VARIOUS ARTISTS Return Of The Grievous Angel A Tribute To Gram Parsons (Almo Sounds)

Tribute albums are an unpredictable breed, but this one looks far more interesting than most of the genre, boasting a roster of artists that includes Beck, Evan Dando and Julianna Hatfield, Elvis Costello and the frequently fine Wilco, along with Gram Parsons' former musical partner Emmylou Harris, who duets on a couple of tracks. And before you assume (as I did) that Almo Sounds are some precocious little backstreet indie outfit, note that the company is run by Herb Alpert and Jerry Moss (the 'A' and 'M' in A & M respectively, the company for whom Parsons' band The Flying Burrito Brothers once recorded), and is responsible for bringing the goth-pop of Garbage to some territories.

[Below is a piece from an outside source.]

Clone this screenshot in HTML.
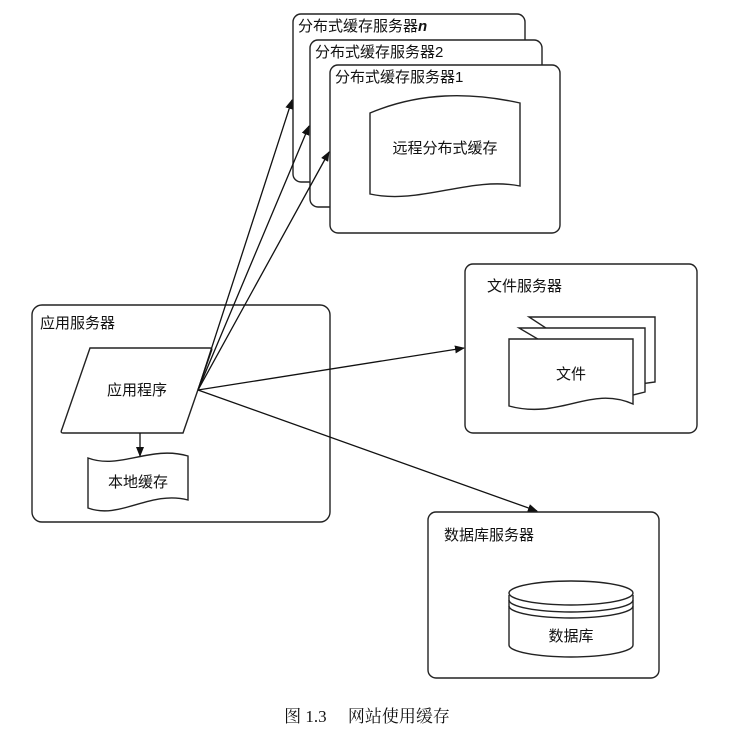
<!DOCTYPE html>
<html><head><meta charset="utf-8"><style>
html,body{margin:0;padding:0;background:#fff;}
svg text{font-family:"Liberation Sans","Noto Sans CJK SC",sans-serif;fill:#111;}
</style></head><body>
<svg width="735" height="740" viewBox="0 0 735 740" xmlns="http://www.w3.org/2000/svg">
<defs>
<marker id="a" markerWidth="10" markerHeight="8" refX="9" refY="4" orient="auto" markerUnits="userSpaceOnUse">
<path d="M0,0 L10,4 L0,8 z" fill="#111"/></marker>
</defs>
<g fill="#fff" stroke="#222" stroke-width="1.4">
<rect x="293" y="14" width="232" height="168" rx="8"/>
<rect x="310" y="40" width="232" height="167" rx="8"/>
<rect x="330" y="65" width="230" height="168" rx="8"/>
<path d="M370,113 C420,92 470,92 520,103 L520,186 C470,176 420,205 370,194 Z"/>
<rect x="32" y="305" width="298" height="217" rx="10"/>
<path d="M90,348 L210,348 Q213,348 211,352 L183,433 L63,433 Q60,433 62,429 Z"/>
<path d="M88,458 C120,470 150,445 188,456 L188,500 C150,490 120,520 88,508 Z"/>
<rect x="465" y="264" width="232" height="169" rx="8"/>
<path d="M529,317 L655,317 L655,382 L633,385 Z"/>
<path d="M519,328 L645,328 L645,392 L633,395 Z"/>
<path d="M509,339 L633,339 L633,404 C590,385 560,420 509,406 Z"/>
<rect x="428" y="512" width="231" height="166" rx="8"/>
<path d="M509,595 L509,645 A62,12 0 0 0 633,645 L633,595"/>
<ellipse cx="571" cy="593" rx="62" ry="12"/>
<path d="M509,600 A62,12 0 0 0 633,600" fill="none"/>
<path d="M509,606 A62,12 0 0 0 633,606" fill="none"/>
</g>
<g stroke="#111" stroke-width="1.3" fill="none" marker-end="url(#a)">
<line x1="198" y1="390" x2="292" y2="100"/>
<line x1="198" y1="390" x2="309" y2="126"/>
<line x1="198" y1="390" x2="329" y2="152"/>
<line x1="198" y1="390" x2="464" y2="348"/>
<line x1="198" y1="390" x2="537" y2="511"/>
<line x1="140" y1="433" x2="140" y2="456"/>
</g>
<g font-size="15">
<text x="298" y="31">分布式缓存服务器<tspan font-style="italic" font-weight="bold">n</tspan></text>
<text x="315" y="57">分布式缓存服务器2</text>
<text x="335" y="82">分布式缓存服务器1</text>
<text x="445" y="153" text-anchor="middle">远程分布式缓存</text>
<text x="40" y="328">应用服务器</text>
<text x="137" y="395" text-anchor="middle">应用程序</text>
<text x="138" y="487" text-anchor="middle">本地缓存</text>
<text x="487" y="291">文件服务器</text>
<text x="571" y="379" text-anchor="middle">文件</text>
<text x="444" y="540">数据库服务器</text>
<text x="571" y="641" text-anchor="middle">数据库</text>
</g>
<text x="367" y="722" font-size="17" text-anchor="middle" style="font-family:'Liberation Serif','Noto Serif CJK SC',serif">图 1.3　 网站使用缓存</text>
</svg>
</body></html>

I won't recount the details of Gram Parsons' incredibly creative, cruelly curtailed life and career here - the booklet essay tells you most of what you need to know. Suffice it to say that most of the tracks featured here are more than worthy of the memory of the man who almost single-handedly invented country rock, and even the clunkers - The Mavericks' drum-machine assisted holler through "Hot Burrito #1", Whiskeytown's brave but doomed attempt on Parsons' finest composition, "A Song For You" - are only that in relative terms. Best bits include Beck and Emmylou's duet on "Sin City", Mr Hansen ably demonstrating just why Johnny Cash was moved to comment, "He's got that mountain music in his blood", the return of Evan Dando (presumed missing in action since the last unlovely Lemonheads album) who, with Julianna Hatfield, comes closest to resurrecting the spirit of Parsons and Harris on a brisk "$1,000 Wedding" and Wilco's thunder through the old Byrds tune "One Hundred Years From Now". Elsewhere Elvis Costello - fast becoming some kind of human karaoke machine following his association with Burt Bacharach (and anyone willing to wager that Mr McManus nabs the Lifetime Achievement Award at next year's Brits?) - contributes a sensitive reading of "Sleepless Nights", light years away from his shouty take of "She" on the "Notting Hill" soundtrack, The Pretenders and Emmylou make a shuffly "She" and The Cowboy Junkies a slowed-down and blurred-out "Ooh Las Vegas". The album closes with "In My Hour Of Darkness", performed by one-off alt-country supergroup The Rolling Creekdippers featuring Victoria Williams, former Jayhawk Mark Olsen and a slew of Nashville heavyweights. Originally to be found as the final song on the posthumously issued "Grievous Angel" album, the ominous lines "I knew his time would surely come/But I did not know just when" recast it as Gram's own "Fruit Tree".

"Return Of The Grievous Angel" isn't the world's greatest tribute album - unlike, for example, the Richard Thompson celebration "Beat The Retreat" there's less fun to be had listening to this than the original recordings. And it might have been a better album if contributions from the likes of Lambchop, Sparklehorse, Golden Smog or Lullaby For The Working Class had elbowed out some of the starrier names. Even so, "Return Of The Grievous Angel" is a job well done, and if you enjoy the music of any of the contributors you can buy with confidence. It's all in a good cause too, proceeds going to the Vietnam Veterans Of America Foundation's "Campaign For A Landmine Free World".